Du côté des citoyens, chacun est responsable. Il est évident que si vous confiez votre messagerie, vos documents, votre navigation Internet, le système d'exploitation de votre téléphone portable et demain la régulation de votre logement par un thermostat intelligent à la même entreprise, vous ne pouvez pas vous plaindre que cette maison possède beaucoup de données personnelles sur vous. On peut tenter de brouiller les pistes en installant par exemple un navigateur chrome (de la maison Google) sur une tablette de la maison Apple, ou en utilisant sur un Smartphone équipé d'Androïd une messagerie d'un autre prestataire

Par quels procédés peut-on obliger Google à protéger la vie privée des citoyens ?

 Google a une puissance économique considérable et ne comprendra que le langage de la loi et son application obligatoire. En d'autres termes, il faut appliquer les lois existantes, s'opposer aux modifications en cours de négociation qui serait favorable à une imitation du respect de la vie privée, et chaque citoyen peut agir de son côté en mettant en place les stratégies que j'évoquais juste avant.

La situation monopolistique de Google ne cesse de croître et Google ne se gêne pas pour passer le palier des foyers américains avec la domotique.
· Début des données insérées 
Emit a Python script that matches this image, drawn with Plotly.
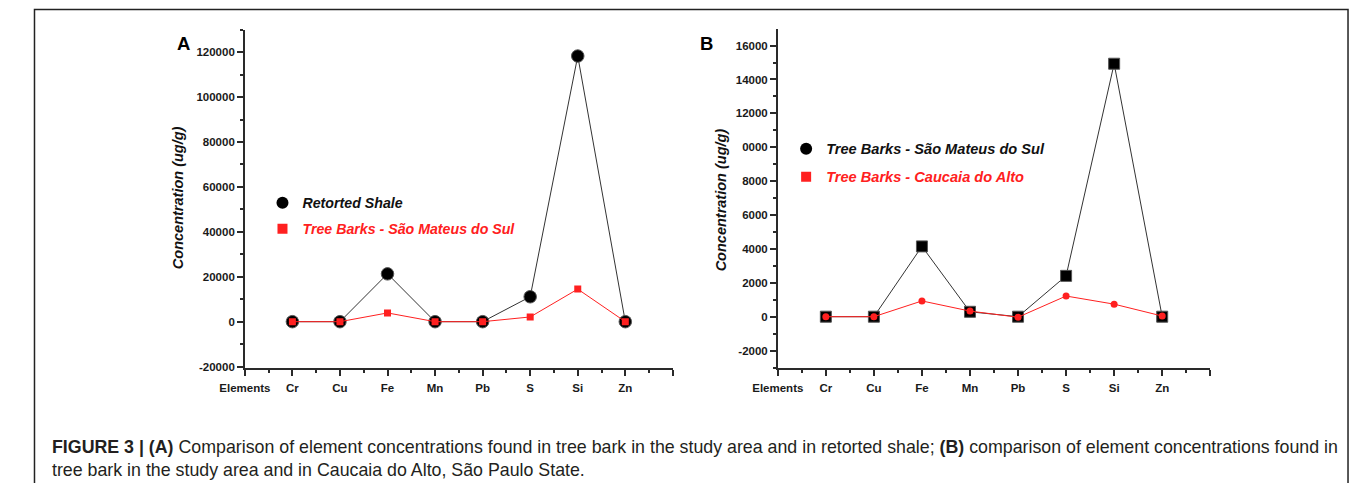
import plotly.graph_objects as go

# page body has an 8px margin: draw a figure that fits inside the window
OFF = 8
W, H = 1357 - 2 * OFF, 491 - 2 * OFF

elements = ["Cr", "Cu", "Fe", "Mn", "Pb", "S", "Si", "Zn"]
tick_labels = ["Elements"] + elements + [""]

# Panel A
a_retorted_shale = [0, 0, 21300, 0, 0, 11100, 118300, 0]
a_tree_barks_sms = [0, 0, 3900, 0, 0, 2100, 14500, 0]
# Panel B
b_tree_barks_sms = [0, 0, 4150, 290, 0, 2410, 14930, 0]
b_tree_barks_caucaia = [0, 0, 930, 330, -30, 1220, 740, 40]

a_yticks = [-20000, 0, 20000, 40000, 60000, 80000, 100000, 120000]
a_yticktext = ["-20000", "0", "20000", "40000", "60000", "80000", "100000", "120000"]
b_yticks = [-2000, 0, 2000, 4000, 6000, 8000, 10000, 12000, 14000, 16000]
b_yticktext = ["-2000", "0", "2000", "4000", "6000", "8000", "0000", "12000", "14000", "16000"]

xpos = list(range(1, len(elements) + 1))

FONT = "Liberation Sans, Arial, sans-serif"
AX = "#2a2a2a"
RED = "#ff2020"

def px_x(x):
    return (x - OFF) / W

def px_y(y):
    return 1 - (y - OFF) / H

fig = go.Figure()

# Panel A data
fig.add_trace(go.Scatter(x=xpos, y=a_retorted_shale, mode="lines+markers",
                         line=dict(color="#333333", width=1),
                         marker=dict(symbol="circle", size=12.5, color="#000000",
                                     line=dict(color="#555555", width=1)),
                         showlegend=False, xaxis="x", yaxis="y"))
fig.add_trace(go.Scatter(x=xpos, y=a_tree_barks_sms, mode="lines+markers",
                         line=dict(color=RED, width=1),
                         marker=dict(symbol="square", size=7, color=RED),
                         showlegend=False, xaxis="x", yaxis="y"))
# Panel B data
fig.add_trace(go.Scatter(x=xpos, y=b_tree_barks_sms, mode="lines+markers",
                         line=dict(color="#333333", width=1),
                         marker=dict(symbol="square", size=11, color="#000000",
                                     line=dict(color="#555555", width=1)),
                         showlegend=False, xaxis="x2", yaxis="y2"))
fig.add_trace(go.Scatter(x=xpos, y=b_tree_barks_caucaia, mode="lines+markers",
                         line=dict(color=RED, width=1),
                         marker=dict(symbol="circle", size=7, color=RED),
                         showlegend=False, xaxis="x2", yaxis="y2"))

# Legend entries
fig.add_trace(go.Scatter(x=[None], y=[None], mode="markers", name="Retorted Shale",
                         marker=dict(symbol="circle", size=12, color="#000000"),
                         legend="legend", legendgroup="a1", xaxis="x", yaxis="y"))
fig.add_trace(go.Scatter(x=[None], y=[None], mode="markers",
                         name="<span style='color:%s'>Tree Barks - São Mateus do Sul</span>" % RED,
                         marker=dict(symbol="square", size=10, color=RED),
                         legend="legend", legendgroup="a2", xaxis="x", yaxis="y"))
fig.add_trace(go.Scatter(x=[None], y=[None], mode="markers", name="Tree Barks - São Mateus do Sul",
                         marker=dict(symbol="circle", size=12, color="#000000"),
                         legend="legend2", legendgroup="b1", xaxis="x2", yaxis="y2"))
fig.add_trace(go.Scatter(x=[None], y=[None], mode="markers",
                         name="<span style='color:%s'>Tree Barks - Caucaia do Alto</span>" % RED,
                         marker=dict(symbol="square", size=10, color=RED),
                         legend="legend2", legendgroup="b2", xaxis="x2", yaxis="y2"))

tickfont = dict(family=FONT, size=11.5, color="#1a1a1a", weight="bold")

def xaxis(domain, anchor):
    return dict(domain=domain, anchor=anchor, range=[0, 9],
                tickmode="array", tickvals=list(range(0, 10)), ticktext=tick_labels,
                showgrid=False, zeroline=False, showline=True, linecolor=AX, linewidth=1.5,
                ticks="outside", ticklen=6, tickwidth=1.5, tickcolor=AX,
                ticklabelstandoff=3,
                minor=dict(tickmode="linear", tick0=0.5, dtick=1, ticklen=3, tickwidth=1.5,
                           tickcolor=AX, ticks="outside", showgrid=False),
                tickfont=tickfont, fixedrange=True)

def yaxis(domain, anchor, rng, tv, tt, dt):
    return dict(domain=domain, anchor=anchor, range=rng,
                tickmode="array", tickvals=tv, ticktext=tt,
                showgrid=False, zeroline=False, showline=True, linecolor=AX, linewidth=1.5,
                ticks="outside", ticklen=6, tickwidth=1.5, tickcolor=AX,
                minor=dict(tickmode="linear", tick0=dt / 2, dtick=dt, ticklen=3, tickwidth=1.5,
                           tickcolor=AX, ticks="outside", showgrid=False),
                tickfont=tickfont, fixedrange=True)

ya_dom = [px_y(371.7), px_y(30)]
yb_dom = [px_y(371.7), px_y(29.3)]

legfont_a = dict(family=FONT, size=14.2, color="#111111", weight="bold", style="italic")
legfont_b = dict(family=FONT, size=14.6, color="#111111", weight="bold", style="italic")

fig.update_layout(
    width=W, height=H, margin=dict(l=0, r=0, t=0, b=0),
    paper_bgcolor="white", plot_bgcolor="white",
    font=dict(family=FONT),
    xaxis=xaxis([px_x(223), px_x(659.5)], "y"),
    yaxis=yaxis(ya_dom, "x", [-20570, 130000], a_yticks, a_yticktext, 20000),
    xaxis2=xaxis([px_x(766.5), px_x(1207.5)], "y2"),
    yaxis2=yaxis(yb_dom, "x2", [-3020, 16975], b_yticks, b_yticktext, 2000),
    legend=dict(x=px_x(241), y=px_y(189), xanchor="left", yanchor="top",
                bgcolor="rgba(0,0,0,0)", borderwidth=0, tracegroupgap=4.5,
                font=legfont_a),
    legend2=dict(x=px_x(775), y=px_y(134), xanchor="left", yanchor="top",
                 bgcolor="rgba(0,0,0,0)", borderwidth=0, tracegroupgap=6,
                 font=legfont_b),
)

ann_font_title = dict(family=FONT, size=14.5, color="#111111", weight="bold", style="italic")
fig.add_annotation(text="Concentration (ug/g)", xref="paper", yref="paper",
                   x=px_x(155), y=px_y(200), textangle=-90, showarrow=False,
                   font=ann_font_title, xanchor="center", yanchor="middle")
fig.add_annotation(text="Concentration (ug/g)", xref="paper", yref="paper",
                   x=px_x(709), y=px_y(202), textangle=-90, showarrow=False,
                   font=ann_font_title, xanchor="center", yanchor="middle")
fig.add_annotation(text="<b>A</b>", xref="paper", yref="paper", x=px_x(160), y=px_y(44),
                   showarrow=False, font=dict(family=FONT, size=18.5, color="#000000"),
                   xanchor="center", yanchor="middle")
fig.add_annotation(text="<b>B</b>", xref="paper", yref="paper", x=px_x(694), y=px_y(44),
                   showarrow=False, font=dict(family=FONT, size=18.5, color="#000000"),
                   xanchor="center", yanchor="middle")

caption = ("<b>FIGURE 3 | (A)</b> Comparison of element concentrations found in tree bark in the study area "
           "and in retorted shale; <b>(B)</b> comparison of element concentrations found in<br>"
           "tree bark in the study area and in Caucaia do Alto, São Paulo State.")
fig.add_annotation(text=caption, xref="paper", yref="paper", x=px_x(24), y=px_y(463),
                   showarrow=False, align="left", xanchor="left", yanchor="middle",
                   font=dict(family=FONT, size=17.8, color="#231f20"))

# outer frame
fig.add_shape(type="rect", xref="paper", yref="paper",
              x0=px_x(8.5), x1=px_x(1348), y0=px_y(500), y1=px_y(9.5),
              line=dict(color="#222222", width=1.5), fillcolor="rgba(0,0,0,0)", layer="below")

fig.write_html("out.html")
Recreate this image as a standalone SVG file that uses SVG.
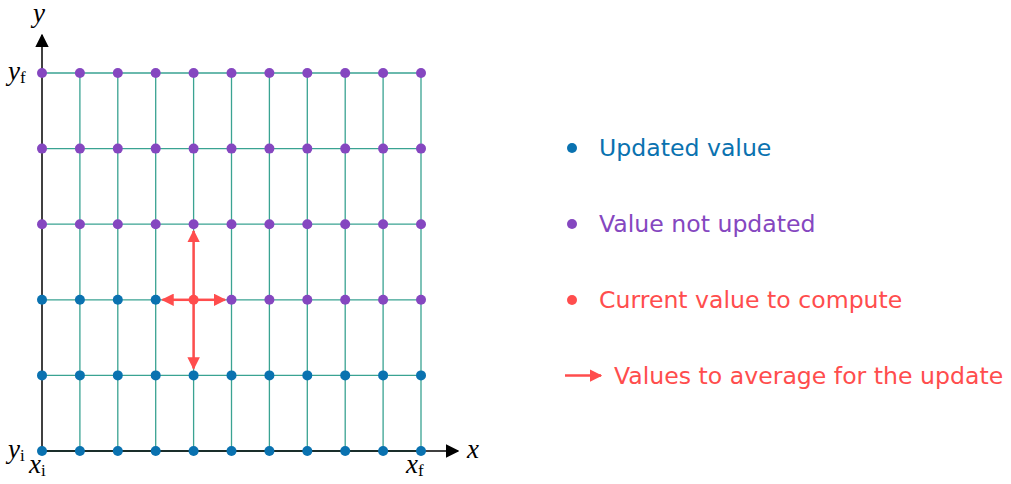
<svg xmlns="http://www.w3.org/2000/svg" width="1011" height="484" viewBox="0 0 1011 484">
<style>
.grid{stroke:#3aa392;stroke-width:1.3;fill:none}
.axis{stroke:#000;stroke-width:1.5;fill:none}
.b{fill:#0a72b0}
.p{fill:#8547c0}
.r{fill:#ff4d4d}
.arr{stroke:#ff4d4d;stroke-width:2.5;fill:none}
.math{font-family:"Liberation Serif","DejaVu Serif",serif;font-style:italic;font-size:27px;fill:#000}
.sub{font-family:"Liberation Serif",serif;font-style:normal;font-size:17px}
.leg{font-family:"DejaVu Sans","Liberation Sans",sans-serif;font-size:23.6px}
</style>
<defs>
<marker id="ah" viewBox="0 0 10 10" refX="9" refY="5" markerWidth="5" markerHeight="5" markerUnits="strokeWidth" orient="auto">
<path d="M0,0 L10,5 L0,10 z" fill="#ff4d4d"/>
</marker>
<marker id="ak" viewBox="0 0 10 10" refX="9" refY="5" markerWidth="9" markerHeight="9" markerUnits="strokeWidth" orient="auto">
<path d="M0,0 L10,5 L0,10 z" fill="#000"/>
</marker>
</defs>
<g id="grid">
<path class="grid" d="M42,73H421M42,148.6H421M42,224.2H421M42,299.8H421M42,375.4H421M42,451H421"/>
<path class="grid" d="M79.9,73V451M117.8,73V451M155.7,73V451M193.6,73V451M231.5,73V451M269.4,73V451M307.3,73V451M345.2,73V451M383.1,73V451M421,73V451"/>
</g>
<g id="axes">
<line class="axis" x1="42" y1="451" x2="458" y2="451" marker-end="url(#ak)"/>
<line class="axis" x1="42" y1="451" x2="42" y2="35" marker-end="url(#ak)"/>
<text class="math" x="33" y="22" font-size="24">y</text>
<text class="math" x="467" y="458">x</text>
<text class="math" x="8" y="80">y<tspan class="sub" dy="3">f</tspan></text>
<text class="math" x="8" y="458">y<tspan class="sub" dy="3">i</tspan></text>
<text class="math" x="29" y="473">x<tspan class="sub" dy="3">i</tspan></text>
<text class="math" x="406" y="473">x<tspan class="sub" dy="3">f</tspan></text>
</g>
<g id="nodes">
<g class="b">
<circle cx="42" cy="451" r="5"/><circle cx="79.9" cy="451" r="5"/><circle cx="117.8" cy="451" r="5"/><circle cx="155.7" cy="451" r="5"/><circle cx="193.6" cy="451" r="5"/><circle cx="231.5" cy="451" r="5"/><circle cx="269.4" cy="451" r="5"/><circle cx="307.3" cy="451" r="5"/><circle cx="345.2" cy="451" r="5"/><circle cx="383.1" cy="451" r="5"/><circle cx="421" cy="451" r="5"/>
<circle cx="42" cy="375.4" r="5"/><circle cx="79.9" cy="375.4" r="5"/><circle cx="117.8" cy="375.4" r="5"/><circle cx="155.7" cy="375.4" r="5"/><circle cx="193.6" cy="375.4" r="5"/><circle cx="231.5" cy="375.4" r="5"/><circle cx="269.4" cy="375.4" r="5"/><circle cx="307.3" cy="375.4" r="5"/><circle cx="345.2" cy="375.4" r="5"/><circle cx="383.1" cy="375.4" r="5"/><circle cx="421" cy="375.4" r="5"/>
<circle cx="42" cy="299.8" r="5"/><circle cx="79.9" cy="299.8" r="5"/><circle cx="117.8" cy="299.8" r="5"/><circle cx="155.7" cy="299.8" r="5"/>
</g>
<g class="p">
<circle cx="231.5" cy="299.8" r="5"/><circle cx="269.4" cy="299.8" r="5"/><circle cx="307.3" cy="299.8" r="5"/><circle cx="345.2" cy="299.8" r="5"/><circle cx="383.1" cy="299.8" r="5"/><circle cx="421" cy="299.8" r="5"/>
<circle cx="42" cy="224.2" r="5"/><circle cx="79.9" cy="224.2" r="5"/><circle cx="117.8" cy="224.2" r="5"/><circle cx="155.7" cy="224.2" r="5"/><circle cx="193.6" cy="224.2" r="5"/><circle cx="231.5" cy="224.2" r="5"/><circle cx="269.4" cy="224.2" r="5"/><circle cx="307.3" cy="224.2" r="5"/><circle cx="345.2" cy="224.2" r="5"/><circle cx="383.1" cy="224.2" r="5"/><circle cx="421" cy="224.2" r="5"/>
<circle cx="42" cy="148.6" r="5"/><circle cx="79.9" cy="148.6" r="5"/><circle cx="117.8" cy="148.6" r="5"/><circle cx="155.7" cy="148.6" r="5"/><circle cx="193.6" cy="148.6" r="5"/><circle cx="231.5" cy="148.6" r="5"/><circle cx="269.4" cy="148.6" r="5"/><circle cx="307.3" cy="148.6" r="5"/><circle cx="345.2" cy="148.6" r="5"/><circle cx="383.1" cy="148.6" r="5"/><circle cx="421" cy="148.6" r="5"/>
<circle cx="42" cy="73" r="5"/><circle cx="79.9" cy="73" r="5"/><circle cx="117.8" cy="73" r="5"/><circle cx="155.7" cy="73" r="5"/><circle cx="193.6" cy="73" r="5"/><circle cx="231.5" cy="73" r="5"/><circle cx="269.4" cy="73" r="5"/><circle cx="307.3" cy="73" r="5"/><circle cx="345.2" cy="73" r="5"/><circle cx="383.1" cy="73" r="5"/><circle cx="421" cy="73" r="5"/>
</g>
<circle class="r" cx="193.6" cy="299.8" r="5"/>
</g>
<g id="connectors">
<line class="arr" x1="193.6" y1="299.8" x2="193.6" y2="231" marker-end="url(#ah)"/>
<line class="arr" x1="193.6" y1="299.8" x2="193.6" y2="368.5" marker-end="url(#ah)"/>
<line class="arr" x1="193.6" y1="299.8" x2="162.5" y2="299.8" marker-end="url(#ah)"/>
<line class="arr" x1="193.6" y1="299.8" x2="225" y2="299.8" marker-end="url(#ah)"/>
</g>
<g id="legend">
<circle class="b" cx="572" cy="148" r="5"/>
<text class="leg b" x="599" y="156">Updated value</text>
<circle class="p" cx="572" cy="224" r="5"/>
<text class="leg p" x="599" y="232">Value not updated</text>
<circle class="r" cx="572" cy="300" r="5"/>
<text class="leg r" x="599" y="308">Current value to compute</text>
<line class="arr" x1="565" y1="375.5" x2="601" y2="375.5" marker-end="url(#ah)"/>
<text class="leg r" x="614" y="384">Values to average for the update</text>
</g>
</svg>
Alors quand va-t-on l'arrêter d'acheter à-tout-va la planète ? Et par quels moyens institutionnels peut-on limiter le "tout-Google" ?

Google accompagne le mouvement de l'Internet des objets qui est en même temps très intéressant et qui peut causer des inquiétudes. En effet, jusqu'à présent, l'Internet était assez visible : vous voyez à quoi correspond votre navigateur Internet, votre téléphone portable, votre messagerie. L'Internet des objets qui aboutira à ce que tous les objets courants de la vie quotidienne soient connectés à Internet recèle un nouveau risque : l'invisibilité. Quant à la puissance économique de Google, elle ne sera probablement pas remise en cause dans les prochains mois.

Sur la crainte que ces 2 dominations soient éternelles, je rappelle simplement que les discours contenaient à l'encontre de Microsoft il y a 10 ans sont aujourd'hui ceux qui sont tenus contre Google mais aussi Apple ou Facebook… Les choses peuvent donc évoluer concernant la composition du podium des entreprises les plus puissantes. Mais il est évident que les grandes entreprises du numérique ont un pouvoir d'accumulation capitalistique tout à fait considérable depuis la fin du XXe siècle.

Un moyen de contrebalancer cette de toute-puissance serait que le politique reprenne le dessus dans un monde globalisé, et que les autorités de régulation face leur office. Du côté de la politique, Google est en train de mener une bataille de lobbying tout à fait considérable pour que la réglementation européenne sur les données personnelles et la vie privée soit moins stricte. Ce sujet sera un des défis du prochain parlement européen qui siégera à partir de l'été 2014. Quant aux autorités de régulation (les juges, les autorités de la concurrence…), elles répondent globalement aux défis en condamnant régulièrement Google pour abus de position dominante (la commission européenne a par exemple ouvert des enquêtes sur ce sujet).

Comment Google, qui est devenu une institution, pourrait-il avoir une démarche plus morale, éthique, à l'instar des Etats tout en conservant ses intérêts ?

De manière assez cynique, on peut estimer que Google n'a pas à avoir une position morale ou éthique. On peut en discuter à perte de vue, les dirigeants de l'entreprise faisant part de leur position à ce sujet (qui sera évidemment contraire). La situation de Google fait renaître une question qui est constante depuis l'avènement du capitalisme moderne (milieu du XIXe siècle), qui est la question de la détermination de la primauté du politique sur l'économique. En d'autres termes, qui commande ? Les Etats (avec leurs parlements, leur pouvoir, leur contre-pouvoir, leurs autorités de régulation), souvent dans un monde multilatéral (que ce soit dans un cadre européen ou dans des institutions internationales du type de l'ONU), ou le pouvoir économique. On peut être optimiste pessimiste. Dans tous les cas, la grande entreprise globalisée s'est très bien s'adapter si la contrainte de la loi lui est imposée. Mais la contrainte de la loi n'existe qu'autant qu'il y a une volonté politique. Dès que le politique est faible, l'économique gagne du terrain… Tout n'est que combats.